Eylem ve söylem birliği...
Değerli okurlarım, bugün Simav'da 1. Yörük Şenliği yapılacak. 1450 rakımlı Gölcük Yaylası'nda düzenlenecek şenliğin duyuruları günlerdir yapılıyor.
Bu yüzden diyebilirim ki, organizasyona Türkiye'nin dört bir tarafından Yörük heyetleri gelecektir.
Ha onlarda oldukça şanslıdırlar. Çünkü... Simav'da bir başka yerde rasgelemeyecekleri güzellikleri ve lezzetleri tadabilecekler.
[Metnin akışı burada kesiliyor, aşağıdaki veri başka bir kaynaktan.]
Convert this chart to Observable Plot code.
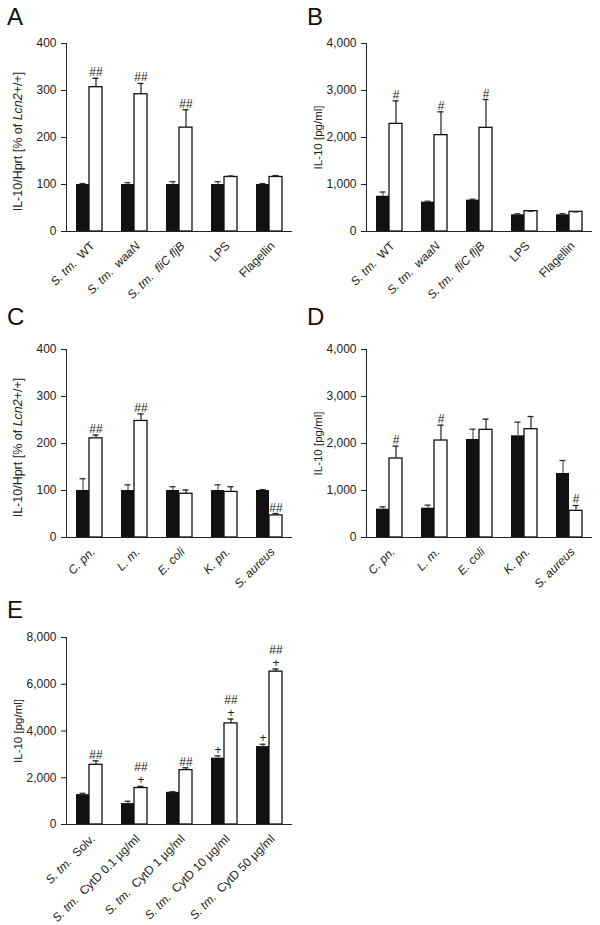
<!DOCTYPE html>
<html><head><meta charset="utf-8">
<script src="https://cdn.jsdelivr.net/npm/d3@7"></script>
<script src="https://cdn.jsdelivr.net/npm/@observablehq/plot@0.6"></script>
<style>
html,body{margin:0;padding:0;background:#fff;}
#page{position:relative;width:600px;height:925px;overflow:hidden;background:#fff;font-family:"Liberation Sans",Arial,sans-serif;}
.panel{position:absolute;}
.panel svg{display:block;}
.letter{position:absolute;font-size:24px;line-height:24px;color:#111;}
</style></head><body><div id="page"></div>
<script>
// ---------- data ----------
const catsA = ["S. tm.  WT", "S. tm.  waaN", "S. tm.  fliC fljB", "LPS", "Flagellin"];
const aBlack = [100, 100, 100, 100, 100];
const aBlackSem = [2, 4, 6, 6, 2];
const aWhite = [307, 292, 221, 116, 116];
const aWhiteSem = [19, 23, 38, 2, 3];
const aWhiteMarks = ["##", "##", "##", "", ""];

const bBlack = [750, 624, 667, 355, 355];
const bBlackSem = [90, 20, 20, 22, 25];
const bWhite = [2290, 2050, 2206, 433, 418];
const bWhiteSem = [490, 496, 602, 0, 0];
const bWhiteMarks = ["#", "#", "#", "", ""];

const catsC = ["C. pn.", "L. m.", "E. coli", "K. pn.", "S. aureus"];
const cBlack = [100, 100, 100, 100, 100];
const cBlackSem = [25, 12, 8, 12, 2];
const cWhite = [211, 248, 93, 97, 47];
const cWhiteSem = [7, 15, 8, 11, 4];
const cWhiteMarks = ["##", "##", "", "", "##"];

const dBlack = [603, 624, 2085, 2163, 1362];
const dBlackSem = [49, 64, 220, 291, 276];
const dWhite = [1681, 2064, 2291, 2305, 567];
const dWhiteSem = [262, 326, 227, 269, 114];
const dWhiteMarks = ["#", "#", "", "", "#"];

const catsE = ["S. tm.  Solv.", "S. tm.  CytD 0.1 µg/ml", "S. tm.  CytD 1 µg/ml", "S. tm.  CytD 10 µg/ml", "S. tm.  CytD 50 µg/ml"];
const eBlack = [1277, 894, 1376, 2837, 3333];
const eBlackSem = [56, 99, 28, 99, 100];
const eWhite = [2553, 1560, 2326, 4326, 6539];
const eWhiteSem = [170, 71, 100, 185, 113];
const eBlackMarks = ["", "", "", "+", "+"];
const eWhiteMarks = ["##", "##\n+", "##", "##\n+", "##\n+"];

const ticksPct = [0, 100, 200, 300, 400];
const ticksPg = [0, 1000, 2000, 3000, 4000];
const ticksPgE = [0, 2000, 4000, 6000, 8000];
const labelPct = "IL-10/Hprt [% of Lcn2+/+]";
const labelPg = "IL-10 [pg/ml]";
const italicTerms = ["S. tm.", "waaN", "fliC fljB", "C. pn.", "L. m.", "E. coli", "K. pn.", "S. aureus", "Lcn2"];

// ---------- layout ----------
const FONT = "'Liberation Sans', Arial, Helvetica, sans-serif";
const W = 300, ML = 66, MR = 8;
const PI = 0.4235, PO = 0.217;
const STEP = (W - ML - MR) / (5 - PI + 2 * PO);
const BW = STEP * (1 - PI);
const HALF = BW / 2;
const CAP = 3;

function italicize(svg) {
  const esc = s => s.replace(/[.*+?^${}()|[\]\\]/g, "\\$&");
  const re = new RegExp("(" + italicTerms.map(esc).join("|") + ")");
  svg.querySelectorAll("text").forEach(t => {
    if (t.querySelector("tspan")) return;
    const s = t.textContent;
    if (!re.test(s)) return;
    const parts = s.split(re).filter(p => p !== "");
    t.textContent = "";
    for (const p of parts) {
      const ts = document.createElementNS("http://www.w3.org/2000/svg", "tspan");
      if (italicTerms.includes(p)) ts.setAttribute("font-style", "italic");
      ts.textContent = p;
      t.appendChild(ts);
    }
  });
}

function panel(o) {
  const rows = o.cats.map((c, i) => ({
    cat: c,
    black: o.black[i], bErr: o.black[i] + o.blackSem[i],
    white: o.white[i], wErr: o.white[i] + o.whiteSem[i],
    bMark: o.blackMarks ? o.blackMarks[i] : "",
    wMark: o.whiteMarks[i]
  }));
  const fmt = o.comma ? d3.format(",") : d3.format("d");
  const svg = Plot.plot({
    width: W, height: o.height,
    marginLeft: ML, marginRight: MR, marginTop: o.mt, marginBottom: o.mb,
    style: {background: "white", overflow: "visible", color: "#222", fontFamily: FONT, fontSize: "12px"},
    x: {domain: o.cats, paddingInner: PI, paddingOuter: PO},
    y: {domain: o.domain, ticks: o.ticks, tickFormat: fmt, tickSize: 5, tickPadding: 5, label: null, line: true},
    marks: [
      Plot.axisX({tickRotate: -45, tickSize: 0, tickPadding: 9, textAnchor: "end", lineAnchor: "top", label: null}),
      Plot.barY(rows, {x: "cat", y: "black", fill: "#111", insetRight: HALF}),
      Plot.barY(rows, {x: "cat", y: "white", fill: "white", stroke: "#111", strokeWidth: 1.3, insetLeft: HALF}),
      Plot.ruleX(rows, {x: "cat", y1: "black", y2: "bErr", dx: -HALF / 2, stroke: "#555", strokeWidth: 1.2}),
      Plot.tickY(rows, {x: "cat", y: "bErr", insetLeft: HALF / 2 - CAP, insetRight: BW - HALF / 2 - CAP, stroke: "#333", strokeWidth: 1.3}),
      Plot.ruleX(rows, {x: "cat", y1: "white", y2: "wErr", dx: HALF / 2, stroke: "#222", strokeWidth: 1.2}),
      Plot.tickY(rows, {x: "cat", y: "wErr", insetLeft: BW - HALF / 2 - CAP, insetRight: HALF / 2 - CAP, stroke: "#222", strokeWidth: 1.3}),
      Plot.ruleY([o.domain[0]], {stroke: "#222"}),
      Plot.text(rows, {x: "cat", y: "bErr", text: "bMark", dx: -HALF / 2, dy: -2, lineAnchor: "bottom", fontSize: 12, lineHeight: 1.1, fill: "#222"}),
      Plot.text(rows, {x: "cat", y: "wErr", text: "wMark", dx: HALF / 2, dy: -2, lineAnchor: "bottom", fontSize: 12, lineHeight: 1.1, fill: "#222"}),
      Plot.text([o.label], {frameAnchor: "left", text: d => d, rotate: -90, dx: -45, dy: o.labelDy, textAnchor: "middle", lineAnchor: "bottom", fontSize: o.labelSize, fill: "#222"})
    ]
  });
  svg.style.fontFamily = FONT;
  svg.style.fontSize = "12px";
  italicize(svg);
  const div = document.createElement("div");
  div.className = "panel";
  div.style.left = o.left + "px";
  div.style.top = o.top + "px";
  div.appendChild(svg);
  document.getElementById("page").appendChild(div);
  const L = document.createElement("div");
  L.className = "letter";
  L.textContent = o.letter;
  L.style.left = (o.left + 7) + "px";
  L.style.top = o.letterTop + "px";
  document.getElementById("page").appendChild(L);
}

panel({letter: "A", left: 0, top: 0, height: 300, mt: 43, mb: 69, letterTop: 5, cats: catsA, black: aBlack, blackSem: aBlackSem, white: aWhite, whiteSem: aWhiteSem, whiteMarks: aWhiteMarks, domain: [0, 400], ticks: ticksPct, label: labelPct, labelSize: 12.5, labelDy: 4});
panel({letter: "B", left: 300, top: 0, height: 300, mt: 43, mb: 69, letterTop: 5, cats: catsA, black: bBlack, blackSem: bBlackSem, white: bWhite, whiteSem: bWhiteSem, whiteMarks: bWhiteMarks, domain: [0, 4000], ticks: ticksPg, comma: true, label: labelPg, labelSize: 11.5, labelDy: 0});
panel({letter: "C", left: 0, top: 300, height: 300, mt: 49, mb: 63, letterTop: 305, cats: catsC, black: cBlack, blackSem: cBlackSem, white: cWhite, whiteSem: cWhiteSem, whiteMarks: cWhiteMarks, domain: [0, 400], ticks: ticksPct, label: labelPct, labelSize: 12.5, labelDy: 4});
panel({letter: "D", left: 300, top: 300, height: 300, mt: 49, mb: 63, letterTop: 305, cats: catsC, black: dBlack, blackSem: dBlackSem, white: dWhite, whiteSem: dWhiteSem, whiteMarks: dWhiteMarks, domain: [0, 4000], ticks: ticksPg, comma: true, label: labelPg, labelSize: 11.5, labelDy: 0});
panel({letter: "E", left: 0, top: 600, height: 325, mt: 37, mb: 101, letterTop: 598, cats: catsE, black: eBlack, blackSem: eBlackSem, white: eWhite, whiteSem: eWhiteSem, blackMarks: eBlackMarks, whiteMarks: eWhiteMarks, domain: [0, 8000], ticks: ticksPgE, comma: true, label: labelPg, labelSize: 11.5, labelDy: 0});
</script>
</body></html>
Mesela tarla ürünü tadındaki Sera Domatesini... Mesela damaklarda hoş bir tat bırakan tahin helvayı...
Efendim bu yazıyı yazmaktaki gayem, Simav'ın eşsiz lezzetlerini tanıtmak değildir. Şu anda çok farklı bir yapıya doğru evrilen Toplumumuzun, bu tür buluşmalarla fabrika ayarlarına geri döndürülmesinin mümkün olup olmadığını sorgulamaktır.
Gerçekten günümüzde özümüzden çok uzaklaştık. Ne yememiz, ne içmemiz, ne gezmemiz, ne de alışverişimiz bu milletin kültürüne uygun değil...
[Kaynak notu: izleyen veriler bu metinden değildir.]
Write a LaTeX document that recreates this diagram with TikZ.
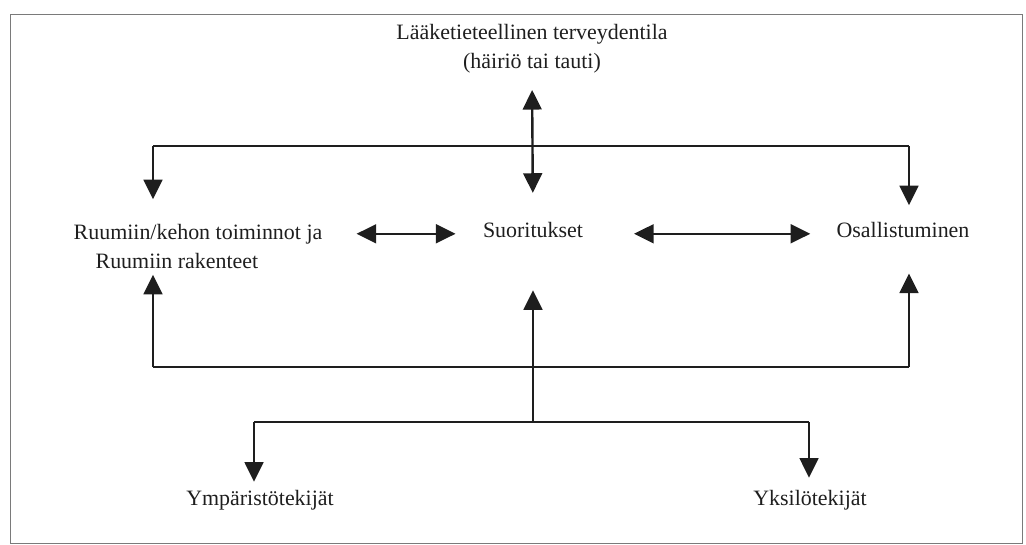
\documentclass[tikz,border=0pt]{standalone}
\usepackage{fontspec}
\setmainfont{Liberation Serif}
\usepackage{xcolor}
\usetikzlibrary{arrows.meta,calc,positioning}
\definecolor{IcfInk}{HTML}{1E1E1E}
\definecolor{IcfFrame}{HTML}{7A7A7A}

\begin{document}
\begin{tikzpicture}[x=0.025cm,y=-0.025cm,
    lbl/.style={inner sep=0pt,text=IcfInk,font=\fontsize{15.6}{20.4}\selectfont},
    one/.style={lbl,text height=11pt,text depth=3pt},
    arr/.style={IcfInk,line width=1.7pt,-{Triangle[length=0.49cm,width=0.47cm]}},
    dbl/.style={arr,{Triangle[length=0.49cm,width=0.47cm]}-{Triangle[length=0.49cm,width=0.47cm]}},
    wire/.style={IcfInk,line width=1.7pt}]
        \useasboundingbox (0,0) rectangle (1026,545);
        \draw[IcfFrame,line width=0.7pt] (10,14) rectangle (1022,543);

        % texts
        \node[lbl,align=center,anchor=north] (cond) at (532,24)
          {Lääketieteellinen terveydentila\\(häiriö tai tauti)};
        \node[lbl,align=left,anchor=north] (body) at (198,224)
          {Ruumiin/kehon toiminnot ja\\\hspace*{1.0em}Ruumiin rakenteet};
        \node[one,anchor=base] (suor) at (533,237) {Suoritukset};
        \node[one,anchor=base] (osal) at (903,237) {Osallistuminen};
        \node[one,anchor=base] (env) at (260,505) {Ympäristötekijät};
        \node[one,anchor=base] (indiv) at (810,505) {Yksilötekijät};

        % junctions
        \coordinate (jtop) at (533,146);
        \coordinate (ltop) at (153,146);
        \coordinate (rtop) at (909,146);
        \coordinate (jmid) at (533,367);
        \coordinate (lmid) at (153,367);
        \coordinate (rmid) at (909,367);
        \coordinate (jbot) at (533,422);
        \coordinate (lbot) at (254,422);
        \coordinate (rbot) at (809,422);

        % top row
        \draw[dbl,shorten <=0.42cm,shorten >=0.71cm] (cond.south) -- (suor.north);
        \draw[wire] (ltop) -- (rtop);
        \draw[arr,shorten >=0.62cm] (ltop) -- (ltop |- body.north);
        \draw[arr,shorten >=0.4cm] (rtop) -- (rtop |- osal.north);

        % middle row
        \draw[dbl,shorten <=0.85cm,shorten >=0.68cm] (body.east |- suor.mid) -- (suor.mid west);
        \draw[dbl,shorten <=1.27cm,shorten >=0.65cm] (suor.mid east) -- (osal.mid west);

        % lower row
        \draw[arr,shorten >=1.22cm] (jbot) -- (suor.south);
        \draw[wire] (lmid) -- (rmid);
        \draw[arr,shorten >=0.15cm] (lmid) -- (lmid |- body.south);
        \draw[arr,shorten >=0.8cm] (rmid) -- (rmid |- osal.south);

        % factors
        \draw[wire] (lbot) -- (rbot);
        \draw[arr,shorten >=0.19cm] (lbot) -- (env.north -| lbot);
        \draw[arr,shorten >=0.29cm] (rbot) -- (indiv.north -| rbot);
      \end{tikzpicture}
\end{document}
Bu toprakları bize emanet eden Ecdadımız mezarlarından çıkıp gelseler, vallahi billahi bizleride kılıçlarıyla kovalarlar.
Halimiz bu kadar kötü yani... Sizi bilmem... Bana köprüden önceki son çıkışa geldik gibi geliyor.
Gelin biraz sesli düşünelim... Ülkemizin farklı yörelerinde yapılan şenlik buluşmalarında, az önce bahsettiğim sorunun çözümüne yönelik güçlü bir şekilde kafa yorulsa...
Ardından da, bir eylem ve söylem planı yapılsa... Orada bulunanlar da, bu planı hayata geçirmeye uğraşsa...
Ne dersiniz... Toplumu fabrika ayarlarına döndürmek mümkün olabilir mi?